Я так и не сказала ему правду. Наверное, когда-нибудь скажу. Может, лет через пять. Может, когда он заведёт свою собаку – по-настоящему, осознанно. Тогда расскажу. И покажу фотографию Джеки на веранде.

А может, не расскажу. Не знаю.

Иногда, когда он уходит в школу, я открываю тот самый чат с Варей и смотрю фото. Джеки растёт. Уши стали ещё длиннее. Она научилась приносить палку. Дети её обожают.

Ей там хорошо. Лучше, чем у нас. Это я знаю точно.

Но вот что не даёт мне покоя. Я ведь соврала. Соврала своему ребёнку и смотрела, как он плачет неделю. Целую неделю. Не призналась, не пожалела, не обняла. Стояла на своём.

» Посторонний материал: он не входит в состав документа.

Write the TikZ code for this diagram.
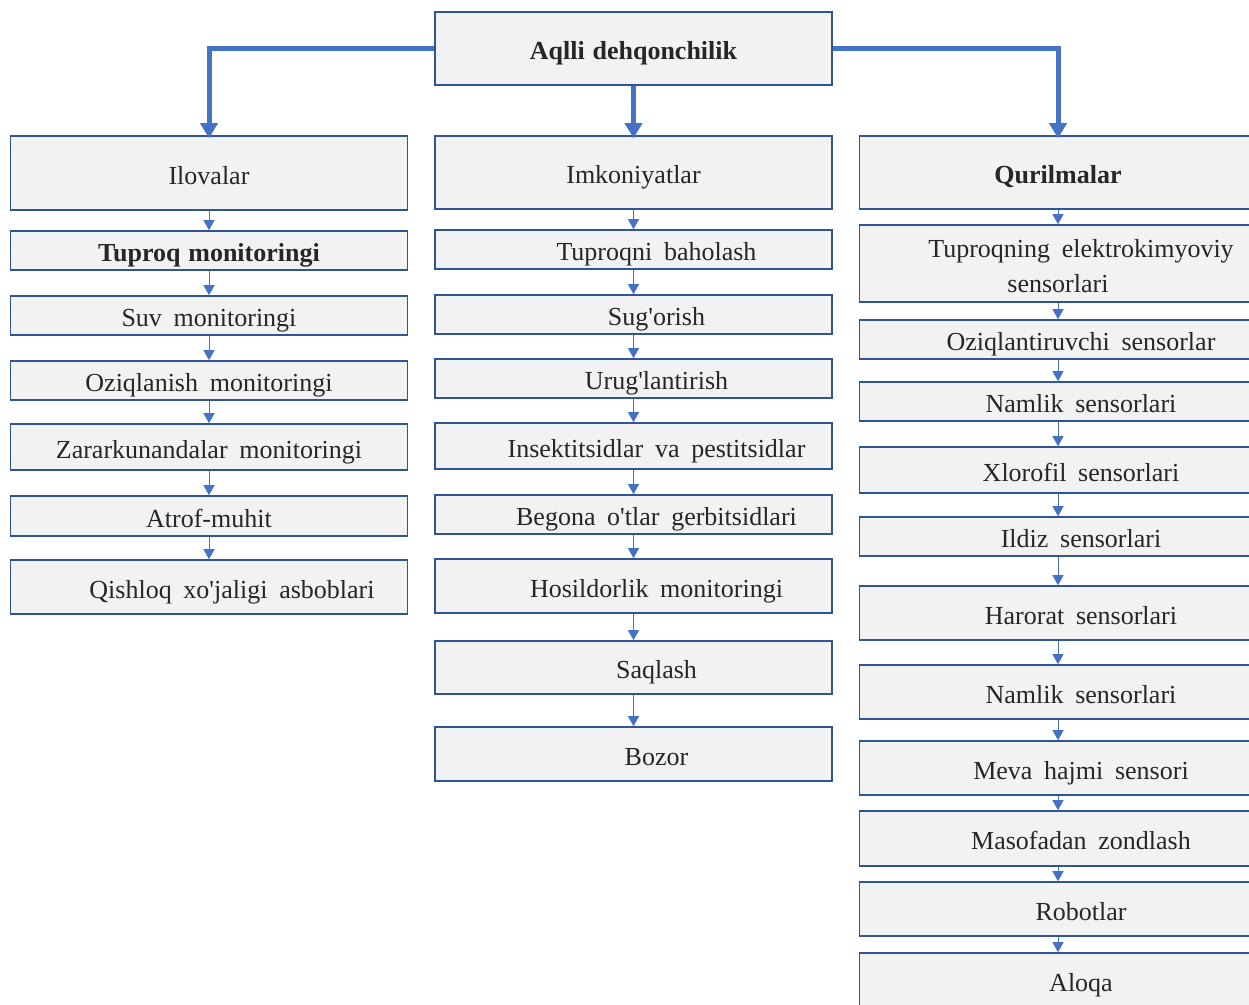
\documentclass[tikz,border=0pt]{standalone}
\usepackage{fontspec}
\setmainfont{Liberation Serif}
\usetikzlibrary{arrows.meta}
\definecolor{linkblue}{HTML}{4472C4}
\definecolor{edgeblue}{HTML}{2F5597}
\definecolor{boxgray}{HTML}{F2F2F2}
\newcommand{\ind}{\hspace*{46pt}}
\newcommand{\widespace}{\spaceskip 0.45em\relax}
\newcommand{\q}{\textquotesingle}
\begin{document}
\begin{tikzpicture}[x=1pt,y=-1pt,
  box/.style={draw=edgeblue, line width=1.6pt, fill=boxgray, minimum width=397pt, inner sep=0pt, align=center,
    text height=22pt, text depth=0pt,
    font={\fontsize{26}{35}\selectfont\widespace}, text=black!85},
  bigarrow/.style={line width=5pt, draw=linkblue, -{Triangle[width=17pt,length=15pt]}},
  smallarrow/.style={line width=1pt, draw=linkblue, -{Triangle[width=11pt,length=10pt]}}]
\useasboundingbox (0,0) rectangle (1249,1004);
\clip (0,0) rectangle (1249,1004);
% top
\node[box, minimum height=73pt] (top) at (633.5,48.5) {\bfseries\spaceskip 0.3em Aqlli dehqonchilik};
% Ilovalar column
\node[box, minimum height=74pt] (ilovalar) at (209,173) {Ilovalar};
\node[box, minimum height=39pt] (tuproqmon) at (209,250.5) {\bfseries\spaceskip 0.3em Tuproq monitoringi};
\node[box, minimum height=39pt] (suvmon) at (209,315.5) {Suv monitoringi};
\node[box, minimum height=39pt] (oziqmon) at (209,380.5) {Oziqlanish monitoringi};
\node[box, minimum height=46pt] (zararmon) at (209,447) {Zararkunandalar monitoringi};
\node[box, minimum height=40pt] (atrof) at (209,516) {Atrof-muhit};
\node[box, minimum height=54pt] (asbob) at (209,587) {\ind Qishloq xo\q jaligi asboblari};
% Imkoniyatlar column
\node[box, minimum height=73pt] (imkon) at (633.5,172.5) {Imkoniyatlar};
\node[box, minimum height=39pt] (baholash) at (633.5,249.5) {\ind Tuproqni baholash};
\node[box, minimum height=39pt] (sugorish) at (633.5,314.5) {\ind Sug\q orish};
\node[box, minimum height=39pt] (urug) at (633.5,378.5) {\ind Urug\q lantirish};
\node[box, minimum height=46pt] (insekt) at (633.5,446) {\ind Insektitsidlar va pestitsidlar};
\node[box, minimum height=39pt] (begona) at (633.5,514.5) {\ind Begona o\q tlar gerbitsidlari};
\node[box, minimum height=54pt] (hosil) at (633.5,586) {\ind Hosildorlik monitoringi};
\node[box, minimum height=53pt] (saqlash) at (633.5,667.5) {\ind Saqlash};
\node[box, minimum height=54pt] (bozor) at (633.5,754) {\ind Bozor};
% Qurilmalar column
\node[box, minimum height=73pt] (quril) at (1058,172.5) {\bfseries Qurilmalar};
\node[box, minimum height=77pt, text height={}, text depth={}] (elektro) at (1058,263.5)
  {\rule{0pt}{24pt}\ind Tuproqning elektrokimyoviy\\sensorlari};
\node[box, minimum height=39pt] (oziqsens) at (1058,339.5) {\ind Oziqlantiruvchi sensorlar};
\node[box, minimum height=39pt] (namlik) at (1058,401.5) {\ind Namlik sensorlari};
\node[box, minimum height=46pt] (xlorofil) at (1058,470) {\ind Xlorofil sensorlari};
\node[box, minimum height=39pt] (ildiz) at (1058,536.5) {\ind Ildiz sensorlari};
\node[box, minimum height=54pt] (harorat) at (1058,613) {\ind Harorat sensorlari};
\node[box, minimum height=54pt] (namlikb) at (1058,692) {\ind Namlik sensorlari};
\node[box, minimum height=54pt] (meva) at (1058,768) {\ind Meva hajmi sensori};
\node[box, minimum height=55pt] (masofa) at (1058,838.5) {\ind Masofadan zondlash};
\node[box, minimum height=54pt] (robot) at (1058,909) {\ind Robotlar};
\node[box, minimum height=54pt] (aloqa) at (1058,980) {\ind Aloqa};
% main arrows
\draw[bigarrow] (top.west) -| ([yshift=-3pt]ilovalar.north);
\draw[bigarrow] (top.south) -- ([yshift=-3pt]imkon.north);
\draw[bigarrow] (top.east) -| ([yshift=-3pt]quril.north);
% chains
\foreach \a/\b in {ilovalar/tuproqmon, tuproqmon/suvmon, suvmon/oziqmon, oziqmon/zararmon, zararmon/atrof, atrof/asbob,
  imkon/baholash, baholash/sugorish, sugorish/urug, urug/insekt, insekt/begona, begona/hosil, hosil/saqlash, saqlash/bozor,
  quril/elektro, elektro/oziqsens, oziqsens/namlik, namlik/xlorofil, xlorofil/ildiz, ildiz/harorat, harorat/namlikb,
  namlikb/meva, meva/masofa, masofa/robot, robot/aloqa}
  \draw[smallarrow] (\a.south) -- (\b.north);
\end{tikzpicture}
\end{document}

Муж, когда узнал – мы с ним в разводе, но созваниваемся – сказал: «Ты с ума сошла. Это жестоко. Надо было просто поговорить с ним, объяснить».

А я объясняла! Три месяца объясняла. Каждый день. «Кирилл, выгуляй собаку». «Кирилл, покорми Джеки». «Кирилл, ты обещал». Он кивал и шёл играть. Слова не работали. Ни разу.

Мама моя, когда узнала, сказала: «Зачем так с ребёнком? Он же потом не простит». Может, и не простит. Может, через десять лет вспомнит и скажет – мам, это было жестоко.

Но он стал другим. Я это вижу каждый день. Он стал думать не только о себе. Стал замечать, что вокруг него – живые люди. Что мне тяжело. Что у вещей есть цена. Что обещания – это не пустые слова.

Жестоко? Может быть. Правильно? Не знаю.

Я до сих пор иногда просыпаюсь ночью и думаю – а вдруг я перегнула? Вдруг можно было по-другому? Вдруг он потом узнает и возненавидит меня за эту ложь?

А потом вспоминаю три лужи в коридоре. И его «ну она не просилась». И как он отодвигал её коленом, как табуретку.

И засыпаю.

Вот такая история. Сына жалко. Джеки не жалко – ей хорошо. Себя – не знаю.

Перегнула я? Или это был единственный способ научить его тому, чему слова научить не смогли?